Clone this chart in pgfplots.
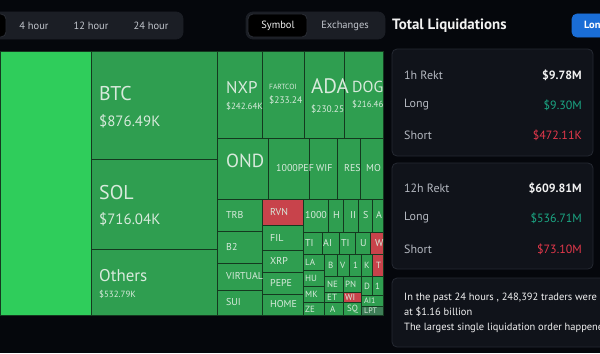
\documentclass[border=0pt]{standalone}
\usepackage{pgfplots}
\pgfplotsset{compat=1.18}
\usepackage{fontspec}
\setmainfont{PT Sans}
\definecolor{bg}{HTML}{05070C}
\definecolor{pill}{HTML}{1B1E25}
\definecolor{pillsel}{HTML}{000000}
\definecolor{pillline}{HTML}{2A2D35}
\definecolor{uitext}{HTML}{C3C7CE}
\definecolor{gbright}{HTML}{2FCD5B}
\definecolor{gdark}{HTML}{2F9E50}
\definecolor{tmline}{HTML}{14391F}
\definecolor{tred}{HTML}{C8434B}
\definecolor{lpt}{HTML}{3E7E57}
\definecolor{tmtext}{HTML}{D8EADC}
\definecolor{card}{HTML}{10131A}
\definecolor{cardline}{HTML}{252932}
\definecolor{greytext}{HTML}{B4B8C0}
\definecolor{whitetext}{HTML}{F2F2F2}
\definecolor{teal}{HTML}{1BA784}
\definecolor{redtext}{HTML}{E5384B}
\definecolor{blue}{HTML}{1A6DD6}

% cell: x0 y0 x1 y1 colour
\newcommand{\cell}[5]{\addplot[fill=#5, draw=tmline, line width=0.8bp] coordinates {(#1,#2) (#3,#2) (#3,#4) (#1,#4)} --cycle;}
% box: x0 y0 x1 y1 fill draw radius
\newcommand{\rbox}[7]{\addplot[fill=#5, draw=#6, line width=0.8bp, rounded corners=#7] coordinates {(#1,#2) (#3,#2) (#3,#4) (#1,#4)} --cycle;}
% label: x y size text
\newcommand{\lab}[4]{\node[anchor=west, inner sep=0pt, font=\fontsize{#3}{#3}\selectfont, text=tmtext] at (axis cs:#1,#2) {#4};}

\begin{document}
\begin{tikzpicture}
\begin{axis}[name=ax, hide axis, scale only axis, width=600bp, height=353bp,
  xmin=0, xmax=600, ymin=0, ymax=353, y dir=reverse, clip=true]
% background
\addplot[fill=bg, draw=none] coordinates {(0,0) (600,0) (600,353) (0,353)} --cycle;
% top pills
\rbox{-10}{12}{183}{39}{pill}{pill}{7bp}
\rbox{-6}{14}{6}{37}{pillsel}{pillline}{5bp}
\rbox{246}{12}{385}{39}{pill}{pill}{7bp}
\rbox{248}{14}{307}{37}{pillsel}{pillline}{5bp}
% blue button
\rbox{572}{14}{630}{37}{blue}{blue}{5bp}
% cards
\rbox{392}{49}{593}{156}{card}{cardline}{5bp}
\rbox{392}{163}{593}{269}{card}{cardline}{5bp}
\rbox{392}{278}{640}{347}{card}{cardline}{5bp}
% treemap
\addplot[fill=tmline, draw=none] coordinates {(0,51) (383,51) (383,315) (0,315)} --cycle;
\cell{0}{51}{91}{315}{gbright}
\cell{91}{51}{217}{159}{gdark}
\cell{91}{159}{217}{249}{gdark}
\cell{91}{249}{217}{315}{gdark}
\cell{217}{51}{262}{138}{gdark}
\cell{262}{51}{304}{138}{gdark}
\cell{304}{51}{344}{138}{gdark}
\cell{344}{51}{383}{138}{gdark}
\cell{217}{138}{268}{199}{gdark}
\cell{268}{138}{309}{199}{gdark}
\cell{309}{138}{337}{199}{gdark}
\cell{337}{138}{360}{199}{gdark}
\cell{360}{138}{383}{199}{gdark}
\cell{217}{199}{262}{231}{gdark}
\cell{217}{231}{262}{263}{gdark}
\cell{217}{263}{262}{290}{gdark}
\cell{217}{290}{262}{315}{gdark}
\cell{262}{199}{303}{225}{tred}
\cell{262}{225}{303}{250}{gdark}
\cell{262}{250}{303}{272}{gdark}
\cell{262}{272}{303}{294}{gdark}
\cell{262}{294}{303}{315}{gdark}
\cell{303}{199}{328}{232}{gdark}
\cell{328}{199}{343}{232}{gdark}
\cell{343}{199}{358}{232}{gdark}
\cell{358}{199}{372}{232}{gdark}
\cell{372}{199}{383}{232}{gdark}
\cell{303}{232}{322}{254}{gdark}
\cell{322}{232}{339}{254}{gdark}
\cell{339}{232}{355}{254}{gdark}
\cell{355}{232}{370}{254}{gdark}
\cell{370}{232}{383}{254}{tred}
\cell{303}{254}{324}{270}{gdark}
\cell{303}{270}{324}{286}{gdark}
\cell{303}{286}{324}{302}{gdark}
\cell{303}{302}{324}{315}{gdark}
\cell{324}{254}{337}{276}{gdark}
\cell{337}{254}{349}{276}{gdark}
\cell{349}{254}{361}{276}{gdark}
\cell{361}{254}{372}{276}{gdark}
\cell{372}{254}{383}{276}{tred}
\cell{324}{276}{343}{292}{gdark}
\cell{343}{276}{361}{292}{gdark}
\cell{361}{276}{372}{295}{gdark}
\cell{372}{276}{383}{295}{gdark}
\cell{324}{292}{343}{302}{gdark}
\cell{343}{292}{361}{302}{tred}
\cell{324}{302}{343}{315}{gdark}
\cell{343}{302}{361}{315}{gdark}
\cell{361}{295}{383}{306}{gdark}
\cell{361}{306}{383}{315}{lpt}
% treemap labels
\lab{99}{94}{20}{BTC}
\lab{99}{121}{15}{\$876.49K}
\lab{99}{193}{20}{SOL}
\lab{99}{219}{15}{\$716.04K}
\lab{99}{276}{17}{Others}
\lab{99}{294}{9}{\$532.79K}
\lab{226}{88}{17}{NXP}
\lab{226}{106}{9}{\$242.64K}
\lab{269}{87}{7.5}{FARTCOI}
\lab{269}{100}{9.5}{\$233.24}
\lab{311}{86}{21}{ADA}
\lab{311}{109}{9.5}{\$230.25}
\lab{352}{87}{16}{DOG}
\lab{352}{104}{9}{\$216.46}
\lab{226}{161}{19}{OND}
\lab{276}{168}{10}{1000PEF}
\lab{316}{168}{10}{WIF}
\lab{344}{168}{10}{RES}
\lab{366}{168}{10}{MO}
\lab{226}{215}{10}{TRB}
\lab{226}{247}{10}{B2}
\lab{226}{276}{10}{VIRTUAL}
\lab{226}{302}{10}{SUI}
\lab{270}{212}{10}{RVN}
\lab{270}{238}{10}{FIL}
\lab{270}{261}{10}{XRP}
\lab{270}{283}{10}{PEPE}
\lab{270}{304}{10}{HOME}
\lab{305}{215}{10}{1000}
\lab{333}{215}{10}{H}
\lab{350}{215}{10}{II}
\lab{363}{215}{10}{S}
\lab{376}{215}{10}{A}
\lab{305}{243}{10}{TI}
\lab{323}{243}{10}{AI}
\lab{341}{243}{10}{TI}
\lab{360}{243}{10}{U}
\lab{375}{243}{10}{W}
\lab{305}{262}{9}{LA}
\lab{305}{278}{9}{HU}
\lab{305}{294}{9}{MK}
\lab{305}{309}{9}{ZE}
\lab{328}{265}{9}{B}
\lab{340}{265}{9}{V}
\lab{353}{265}{9}{1}
\lab{364}{265}{9}{K}
\lab{376}{265}{9}{T}
\lab{327}{284}{9}{NE}
\lab{345}{284}{9}{PN}
\lab{364}{286}{9}{D}
\lab{375}{286}{9}{1}
\lab{327}{297}{9}{ET}
\lab{345}{297}{9}{WI}
\lab{330}{309}{9}{A}
\lab{347}{309}{9}{SQ}
\lab{364}{301}{8}{AI1}
\lab{364}{311}{8}{LPT}
% top bar text
\node[font=\fontsize{10.5}{10.5}\selectfont, text=uitext] at (axis cs:34,26) {4 hour};
\node[font=\fontsize{10.5}{10.5}\selectfont, text=uitext] at (axis cs:91,26) {12 hour};
\node[font=\fontsize{10.5}{10.5}\selectfont, text=uitext] at (axis cs:151,26) {24 hour};
\node[font=\fontsize{10.5}{10.5}\selectfont, text=whitetext] at (axis cs:278,26) {Symbol};
\node[font=\fontsize{10.5}{10.5}\selectfont, text=uitext] at (axis cs:345,26) {Exchanges};
\node[anchor=west, inner sep=0pt, font=\bfseries\fontsize{15}{15}\selectfont, text=whitetext] at (axis cs:392,26) {Total Liquidations};
\node[anchor=west, inner sep=0pt, font=\bfseries\fontsize{10.5}{10.5}\selectfont, text=white] at (axis cs:584,25.5) {Long};
% card 1
\node[anchor=west, inner sep=0pt, font=\fontsize{12}{12}\selectfont, text=greytext] at (axis cs:404,75) {1h Rekt};
\node[anchor=west, inner sep=0pt, font=\fontsize{12}{12}\selectfont, text=greytext] at (axis cs:404,105) {Long};
\node[anchor=west, inner sep=0pt, font=\fontsize{12}{12}\selectfont, text=greytext] at (axis cs:404,135) {Short};
\node[anchor=east, inner sep=0pt, font=\bfseries\fontsize{12}{12}\selectfont, text=whitetext] at (axis cs:582,75) {\$9.78M};
\node[anchor=east, inner sep=0pt, font=\fontsize{12}{12}\selectfont, text=teal] at (axis cs:582,105) {\$9.30M};
\node[anchor=east, inner sep=0pt, font=\fontsize{12}{12}\selectfont, text=redtext] at (axis cs:582,135) {\$472.11K};
% card 2
\node[anchor=west, inner sep=0pt, font=\fontsize{12}{12}\selectfont, text=greytext] at (axis cs:404,188) {12h Rekt};
\node[anchor=west, inner sep=0pt, font=\fontsize{12}{12}\selectfont, text=greytext] at (axis cs:404,218) {Long};
\node[anchor=west, inner sep=0pt, font=\fontsize{12}{12}\selectfont, text=greytext] at (axis cs:404,249) {Short};
\node[anchor=east, inner sep=0pt, font=\bfseries\fontsize{12}{12}\selectfont, text=whitetext] at (axis cs:582,188) {\$609.81M};
\node[anchor=east, inner sep=0pt, font=\fontsize{12}{12}\selectfont, text=teal] at (axis cs:582,218) {\$536.71M};
\node[anchor=east, inner sep=0pt, font=\fontsize{12}{12}\selectfont, text=redtext] at (axis cs:582,249) {\$73.10M};
% card 3
\node[anchor=west, inner sep=0pt, font=\fontsize{10.5}{10.5}\selectfont, text=whitetext] at (axis cs:404,297.5) {In the past 24 hours , 248,392 traders were liquidated};
\node[anchor=west, inner sep=0pt, font=\fontsize{10.5}{10.5}\selectfont, text=whitetext] at (axis cs:404,312) {at \$1.16 billion};
\node[anchor=west, inner sep=0pt, font=\fontsize{10.5}{10.5}\selectfont, text=whitetext] at (axis cs:404,327.5) {The largest single liquidation order happened};
\end{axis}
\pgfresetboundingbox
\useasboundingbox (ax.south west) rectangle (ax.north east);
\end{tikzpicture}
\end{document}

WHAT THIS TASK INVOLVES: Reproduce exactly the run of lines that opens the listing and closes with the line holding "text=tmtext] at (axis". Pictures are excluded.

EXPECTED ANSWER:
Clone this chart in pgfplots.
\documentclass[border=0pt]{standalone}
\usepackage{pgfplots}
\pgfplotsset{compat=1.18}
\usepackage{fontspec}
\setmainfont{PT Sans}
\definecolor{bg}{HTML}{05070C}
\definecolor{pill}{HTML}{1B1E25}
\definecolor{pillsel}{HTML}{000000}
\definecolor{pillline}{HTML}{2A2D35}
\definecolor{uitext}{HTML}{C3C7CE}
\definecolor{gbright}{HTML}{2FCD5B}
\definecolor{gdark}{HTML}{2F9E50}
\definecolor{tmline}{HTML}{14391F}
\definecolor{tred}{HTML}{C8434B}
\definecolor{lpt}{HTML}{3E7E57}
\definecolor{tmtext}{HTML}{D8EADC}
\definecolor{card}{HTML}{10131A}
\definecolor{cardline}{HTML}{252932}
\definecolor{greytext}{HTML}{B4B8C0}
\definecolor{whitetext}{HTML}{F2F2F2}
\definecolor{teal}{HTML}{1BA784}
\definecolor{redtext}{HTML}{E5384B}
\definecolor{blue}{HTML}{1A6DD6}

% cell: x0 y0 x1 y1 colour
\newcommand{\cell}[5]{\addplot[fill=#5, draw=tmline, line width=0.8bp] coordinates {(#1,#2) (#3,#2) (#3,#4) (#1,#4)} --cycle;}
% box: x0 y0 x1 y1 fill draw radius
\newcommand{\rbox}[7]{\addplot[fill=#5, draw=#6, line width=0.8bp, rounded corners=#7] coordinates {(#1,#2) (#3,#2) (#3,#4) (#1,#4)} --cycle;}
% label: x y size text
\newcommand{\lab}[4]{\node[anchor=west, inner sep=0pt, font=\fontsize{#3}{#3}\selectfont, text=tmtext] at (axis cs:#1,#2) {#4};}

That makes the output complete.